# Provided data start

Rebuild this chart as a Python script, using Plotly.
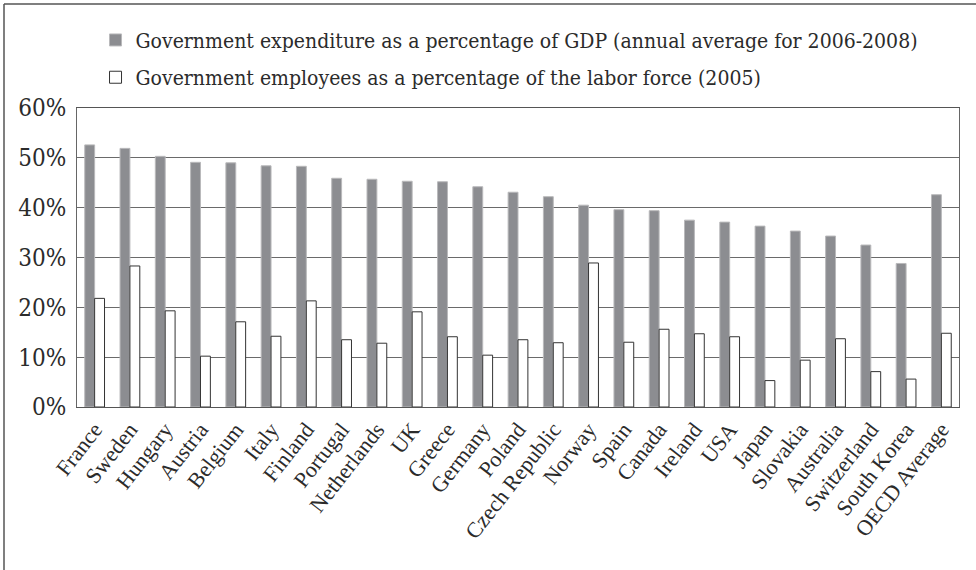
import plotly.graph_objects as go

countries = ["France", "Sweden", "Hungary", "Austria", "Belgium", "Italy", "Finland",
             "Portugal", "Netherlands", "UK", "Greece", "Germany", "Poland",
             "Czech Republic", "Norway", "Spain", "Canada", "Ireland", "USA", "Japan",
             "Slovakia", "Australia", "Switzerland", "South Korea", "OECD Average"]

expenditure = [52.6, 51.9, 50.3, 49.1, 49.0, 48.4, 48.3, 45.9, 45.7, 45.3, 45.2, 44.2,
               43.1, 42.2, 40.5, 39.6, 39.4, 37.5, 37.1, 36.3, 35.3, 34.3, 32.5, 28.8, 42.6]
employees = [21.8, 28.3, 19.3, 10.2, 17.1, 14.2, 21.3, 13.5, 12.8, 19.1, 14.1, 10.4,
             13.5, 12.9, 28.9, 13.0, 15.6, 14.7, 14.1, 5.3, 9.4, 13.7, 7.1, 5.6, 14.8]

name_exp = "Government expenditure as a percentage of GDP (annual average for 2006-2008)"
name_emp = "Government employees as a percentage of the labor force (2005)"
y_ticks = [0, 10, 20, 30, 40, 50, 60]
y_labels = ["0%", "10%", "20%", "30%", "40%", "50%", "60%"]

FONT = "Liberation Serif"
LEG_FONT = "DejaVu Serif Condensed"
TXT = "#2b2b2b"

fig = go.Figure()
fig.add_trace(go.Bar(x=countries, y=expenditure, name=name_exp, legendgroup="exp",
                     marker=dict(color="#8c8d91", line=dict(color="#b9b9bb", width=1))))
fig.add_trace(go.Bar(x=countries, y=employees, name=name_emp, legendgroup="emp",
                     marker=dict(color="#ffffff", line=dict(color="#333333", width=1))))

fig.update_layout(
    width=976, height=570,
    margin=dict(l=77, r=17, t=108, b=163),
    paper_bgcolor="white", plot_bgcolor="white",
    barmode="group", bargap=0.44, bargroupgap=0,
    font=dict(family=FONT, color=TXT),
    legend=dict(x=0.021, y=1.295, xanchor="left", yanchor="top",
                font=dict(family=LEG_FONT, size=21, color=TXT),
                bgcolor="rgba(0,0,0,0)", tracegroupgap=7, itemwidth=30),
    xaxis=dict(tickangle=-52, tickfont=dict(family=FONT, size=22, color=TXT),
               showline=True, linecolor="#555555", linewidth=1, mirror=True,
               showgrid=False, ticks=""),
    yaxis=dict(range=[0, 60], tickvals=y_ticks, ticktext=y_labels,
               tickfont=dict(family=LEG_FONT, size=24, color=TXT),
               showline=True, linecolor="#666666", linewidth=1, mirror=True,
               showgrid=True, gridcolor="#6a6a6a", gridwidth=1,
               ticks="", ticklabelstandoff=5, zeroline=False),
)

# outer frame (left and top edges visible)
fig.add_shape(type="line", xref="paper", yref="paper",
              x0=(4 - 77) / 882, x1=(4 - 77) / 882, y0=(407 - 580) / 299, y1=(407 - 4) / 299,
              line=dict(color="#555555", width=1.5))
fig.add_shape(type="line", xref="paper", yref="paper",
              x0=(4 - 77) / 882, x1=(990 - 77) / 882, y0=(407 - 4) / 299, y1=(407 - 4) / 299,
              line=dict(color="#555555", width=1.5))

fig.write_html("out.html")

# Provided data end

The lines from the top of the data above through the one holding "7.1, 5.6, 14.8]" are to be repeated exactly, and only those, with no pictures.

• _Response to the exercise_
Rebuild this chart as a Python script, using Plotly.
import plotly.graph_objects as go

countries = ["France", "Sweden", "Hungary", "Austria", "Belgium", "Italy", "Finland",
             "Portugal", "Netherlands", "UK", "Greece", "Germany", "Poland",
             "Czech Republic", "Norway", "Spain", "Canada", "Ireland", "USA", "Japan",
             "Slovakia", "Australia", "Switzerland", "South Korea", "OECD Average"]

expenditure = [52.6, 51.9, 50.3, 49.1, 49.0, 48.4, 48.3, 45.9, 45.7, 45.3, 45.2, 44.2,
               43.1, 42.2, 40.5, 39.6, 39.4, 37.5, 37.1, 36.3, 35.3, 34.3, 32.5, 28.8, 42.6]
employees = [21.8, 28.3, 19.3, 10.2, 17.1, 14.2, 21.3, 13.5, 12.8, 19.1, 14.1, 10.4,
             13.5, 12.9, 28.9, 13.0, 15.6, 14.7, 14.1, 5.3, 9.4, 13.7, 7.1, 5.6, 14.8]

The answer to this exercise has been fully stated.